-- begin --

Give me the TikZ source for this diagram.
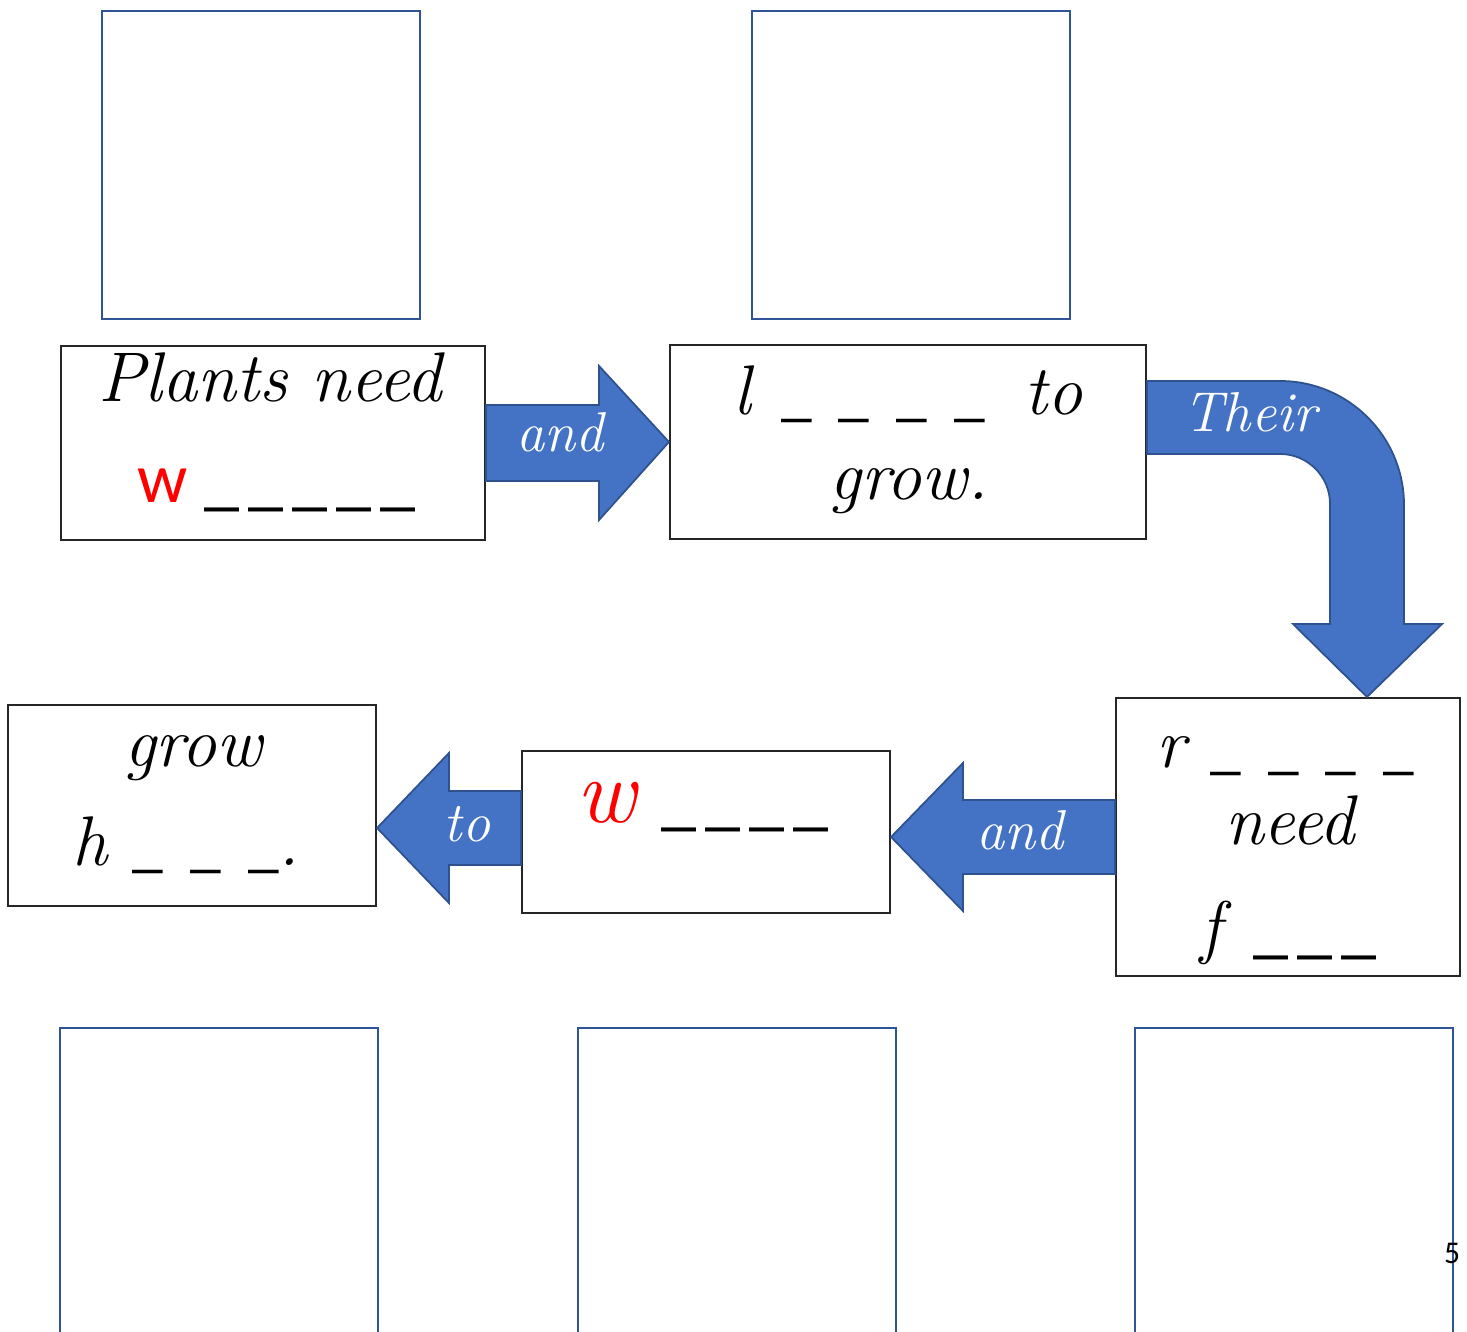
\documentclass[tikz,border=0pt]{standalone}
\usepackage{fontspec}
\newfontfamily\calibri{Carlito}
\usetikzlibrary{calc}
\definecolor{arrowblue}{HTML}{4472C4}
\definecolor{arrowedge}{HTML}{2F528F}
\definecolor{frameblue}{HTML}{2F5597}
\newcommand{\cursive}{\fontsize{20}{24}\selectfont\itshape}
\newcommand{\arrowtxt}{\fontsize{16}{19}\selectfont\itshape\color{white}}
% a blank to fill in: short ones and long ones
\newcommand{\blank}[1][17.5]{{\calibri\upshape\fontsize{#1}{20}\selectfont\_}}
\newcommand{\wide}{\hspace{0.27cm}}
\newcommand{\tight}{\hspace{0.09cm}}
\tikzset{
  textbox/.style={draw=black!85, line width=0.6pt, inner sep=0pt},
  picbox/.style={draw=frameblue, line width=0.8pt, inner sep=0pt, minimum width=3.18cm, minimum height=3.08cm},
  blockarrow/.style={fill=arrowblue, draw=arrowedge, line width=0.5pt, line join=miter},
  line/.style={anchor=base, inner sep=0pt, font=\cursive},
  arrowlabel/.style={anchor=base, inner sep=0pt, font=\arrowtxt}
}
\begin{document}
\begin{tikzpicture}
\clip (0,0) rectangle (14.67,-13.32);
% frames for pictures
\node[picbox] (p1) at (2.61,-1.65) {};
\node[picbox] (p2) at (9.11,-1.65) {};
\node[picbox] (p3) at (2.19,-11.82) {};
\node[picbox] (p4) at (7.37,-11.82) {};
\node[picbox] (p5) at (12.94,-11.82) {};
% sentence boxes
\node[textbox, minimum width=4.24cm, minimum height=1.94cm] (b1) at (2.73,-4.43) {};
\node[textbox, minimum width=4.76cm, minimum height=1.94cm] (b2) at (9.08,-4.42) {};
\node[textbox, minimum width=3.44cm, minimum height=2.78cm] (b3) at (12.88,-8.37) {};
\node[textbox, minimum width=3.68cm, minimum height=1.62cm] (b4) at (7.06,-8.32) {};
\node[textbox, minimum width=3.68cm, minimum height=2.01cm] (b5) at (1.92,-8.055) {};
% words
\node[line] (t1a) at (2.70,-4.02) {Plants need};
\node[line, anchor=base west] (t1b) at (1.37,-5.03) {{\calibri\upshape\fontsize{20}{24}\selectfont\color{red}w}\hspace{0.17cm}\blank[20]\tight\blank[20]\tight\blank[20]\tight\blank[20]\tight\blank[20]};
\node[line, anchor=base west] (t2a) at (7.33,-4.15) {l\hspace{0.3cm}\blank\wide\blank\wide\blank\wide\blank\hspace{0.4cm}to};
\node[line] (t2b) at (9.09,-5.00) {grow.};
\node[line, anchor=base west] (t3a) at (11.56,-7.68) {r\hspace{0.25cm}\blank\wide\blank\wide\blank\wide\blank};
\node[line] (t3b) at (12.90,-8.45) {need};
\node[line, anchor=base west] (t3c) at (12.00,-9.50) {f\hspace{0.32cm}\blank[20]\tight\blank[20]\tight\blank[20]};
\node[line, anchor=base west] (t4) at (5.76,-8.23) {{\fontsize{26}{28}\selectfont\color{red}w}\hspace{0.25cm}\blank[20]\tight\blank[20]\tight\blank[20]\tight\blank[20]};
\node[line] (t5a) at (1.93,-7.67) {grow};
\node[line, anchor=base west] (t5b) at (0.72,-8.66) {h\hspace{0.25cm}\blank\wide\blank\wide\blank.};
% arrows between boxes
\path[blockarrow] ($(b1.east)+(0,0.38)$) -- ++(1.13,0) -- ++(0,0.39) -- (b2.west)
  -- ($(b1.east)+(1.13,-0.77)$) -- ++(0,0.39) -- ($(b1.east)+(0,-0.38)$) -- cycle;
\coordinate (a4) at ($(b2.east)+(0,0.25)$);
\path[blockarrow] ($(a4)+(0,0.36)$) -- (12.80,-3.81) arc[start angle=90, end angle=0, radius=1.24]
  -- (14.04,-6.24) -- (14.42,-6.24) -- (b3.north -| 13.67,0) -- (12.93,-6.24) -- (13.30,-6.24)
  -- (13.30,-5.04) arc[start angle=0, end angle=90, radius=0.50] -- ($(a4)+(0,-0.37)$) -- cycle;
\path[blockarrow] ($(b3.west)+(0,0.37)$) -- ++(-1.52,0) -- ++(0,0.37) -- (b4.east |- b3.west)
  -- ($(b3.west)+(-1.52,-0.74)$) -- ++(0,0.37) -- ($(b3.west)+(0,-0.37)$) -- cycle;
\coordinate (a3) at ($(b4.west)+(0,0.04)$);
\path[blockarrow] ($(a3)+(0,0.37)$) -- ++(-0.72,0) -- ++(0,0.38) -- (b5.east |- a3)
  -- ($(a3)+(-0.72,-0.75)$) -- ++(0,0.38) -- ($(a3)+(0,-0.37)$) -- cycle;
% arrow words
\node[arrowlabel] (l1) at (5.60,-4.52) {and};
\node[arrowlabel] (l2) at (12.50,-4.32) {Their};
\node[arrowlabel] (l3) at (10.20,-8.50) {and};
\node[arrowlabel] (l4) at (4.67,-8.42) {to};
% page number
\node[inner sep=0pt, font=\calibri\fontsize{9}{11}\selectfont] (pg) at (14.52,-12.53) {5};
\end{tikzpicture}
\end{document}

-- end --
-- begin --

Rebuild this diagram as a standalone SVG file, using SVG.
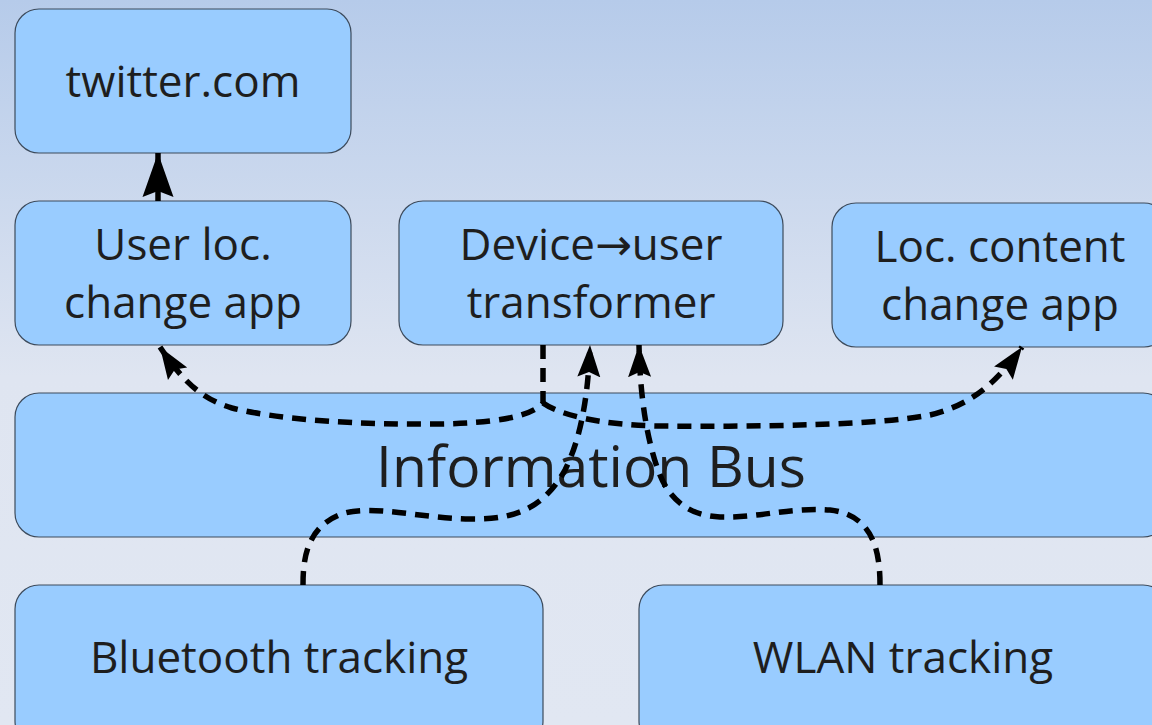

-- end --

■ Requirements ■
Pull out all lines in the data above that include "this".

■ The answer ■
Give me the TikZ source for this diagram.
Rebuild this diagram as a standalone SVG file, using SVG.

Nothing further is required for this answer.